I think you're confusing WSJ and The Washington Post. The later is owned by Jeff Bezos.
Amazon paid NO income taxes last year. I am against Amazon for that reason alone.
Fixating on massive corporations not paying tax is actually making the problem worse, because it takes attention away from the only thing that can fix the problem which is changing the law. Anything less is just asking companies to hurt themselves for no reason.
Just like how most people would pay lower taxes if it was legal, the same goes for companies. That's not saying I don't completely agree they need to pay their fair share - I do!
You can do both.
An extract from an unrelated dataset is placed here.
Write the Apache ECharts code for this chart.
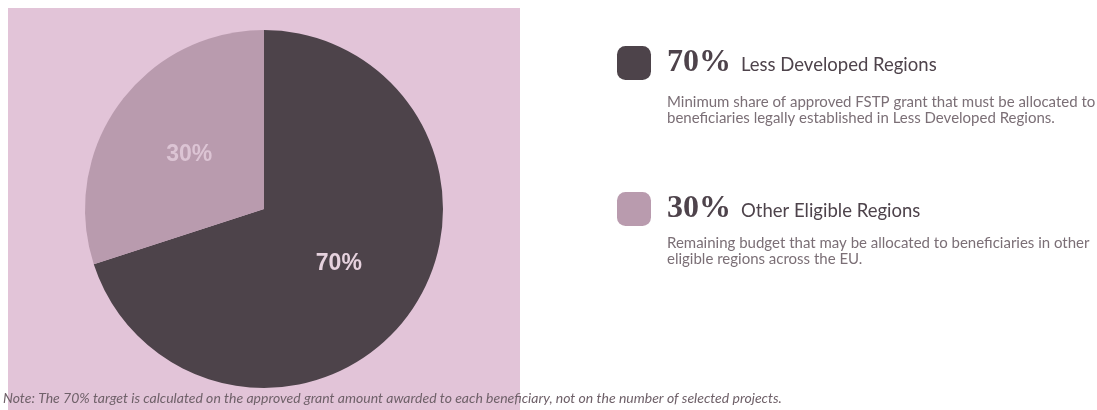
<!DOCTYPE html>
<html><head><meta charset="utf-8">
<script src="https://cdn.jsdelivr.net/npm/echarts@6/dist/echarts.min.js"></script>
<style>html,body{margin:0;padding:0;background:#fff}#c{width:1097px;height:410px}</style>
</head><body><div id="c"></div>
<script>
const categories = ['Less Developed Regions', 'Other Eligible Regions'];
const shares = [70, 30];
const descriptions = [
  ['Minimum share of approved FSTP grant that must be allocated to', 'beneficiaries legally established in Less Developed Regions.'],
  ['Remaining budget that may be allocated to beneficiaries in other', 'eligible regions across the EU.']
];
const note = 'Note: The 70% target is calculated on the approved grant amount awarded to each beneficiary, not on the number of selected projects.';

const sliceColors = ['#4d434a', '#b99bae'];
const labelColors = ['#e6d2de', '#dcc4d4'];
const descTop = [94, 235];

const chart = echarts.init(document.getElementById('c'));
const graphics = [{
  type: 'rect', z: -10, silent: true,
  shape: { x: 8, y: 8, width: 512, height: 402 },
  style: { fill: '#e2c4d8' }
}];
descriptions.forEach((lines, i) => {
  graphics.push({
    type: 'text', left: 667, top: descTop[i], silent: true,
    style: { text: lines.join('\n'), font: '15px Lato', fill: '#7b6f76', lineHeight: 16 }
  });
});

chart.setOption({
  backgroundColor: '#ffffff',
  animation: false,
  title: {
    text: note, left: 3, top: 391, padding: 0,
    textStyle: { fontFamily: 'Lato', fontStyle: 'italic', fontWeight: 'normal', fontSize: 14, color: '#6f6169' }
  },
  graphic: graphics,
  legend: {
    orient: 'vertical', left: 617, top: 46, padding: 0,
    itemWidth: 34, itemHeight: 34, itemGap: 112,
    icon: 'roundRect',
    selectedMode: false,
    data: categories,
    formatter: function (name) {
      const i = categories.indexOf(name);
      return '{p|' + shares[i] + '%}{n|' + name + '}';
    },
    textStyle: {
      padding: [0, 0, 0, 11],
      rich: {
        p: { fontFamily: 'Liberation Serif', fontWeight: 'bold', fontSize: 32, color: '#4e434b', padding: [0, 10, 0, 0] },
        n: { fontFamily: 'Lato', fontSize: 18.5, color: '#4e434b', padding: [4, 0, 0, 0] }
      }
    }
  },
  series: [{
    type: 'pie',
    center: [264, 209],
    radius: 179,
    startAngle: 90,
    clockwise: true,
    silent: true,
    label: {
      show: true, position: 'inside',
      formatter: '{c}%',
      fontFamily: 'Liberation Sans', fontWeight: 'bold', fontSize: 23
    },
    labelLine: { show: false },
    data: categories.map((c, i) => ({
      name: c, value: shares[i],
      itemStyle: { color: sliceColors[i] },
      label: { color: labelColors[i] }
    }))
  }]
});
</script></body></html>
In many if not all cases the tax loopholes are a result of an amazon-like company lobbying politicians, they’re not innocently taking advantage of a neutral situation.
Telling people to stop complaining about abuse of the law is one of the best ways of preventing the law from ever being fixed.
This is not true. They paid no federal income tax which is not the same as no income tax. In 2018 they paid $1.2 billion globally[0] and I don't understand how much they paid domestically because deferred income tax is confusing to me.[1]
Taxes are extremely complicated and a lot of people (politicians especially) will pick one or two numbers that support their narrative. They know most people won't spend the time researching the context surrounding their "statistics" and they also bank on how people will misunderstand what they're reporting.
You just said "NO income taxes last year." The people popularizing the "no federal income taxes" meme know a lot of people will think it means "no income taxes."
[0] - https://www.marketwatch.com/investing/stock/amzn/financials [1] - https://www.investopedia.com/terms/d/deferredincometax.asp
Amazon didn’t break any laws when they paid whatever amount they did or didn’t pay. Also I’m not sure which oligarch you’re talking about.
And they’re not the only ones who did this. It’s just convenient to flash Amazons name next to this headline since there are enough companies out there who refuse to compete or do anything innovative but want you to blindly give them your money.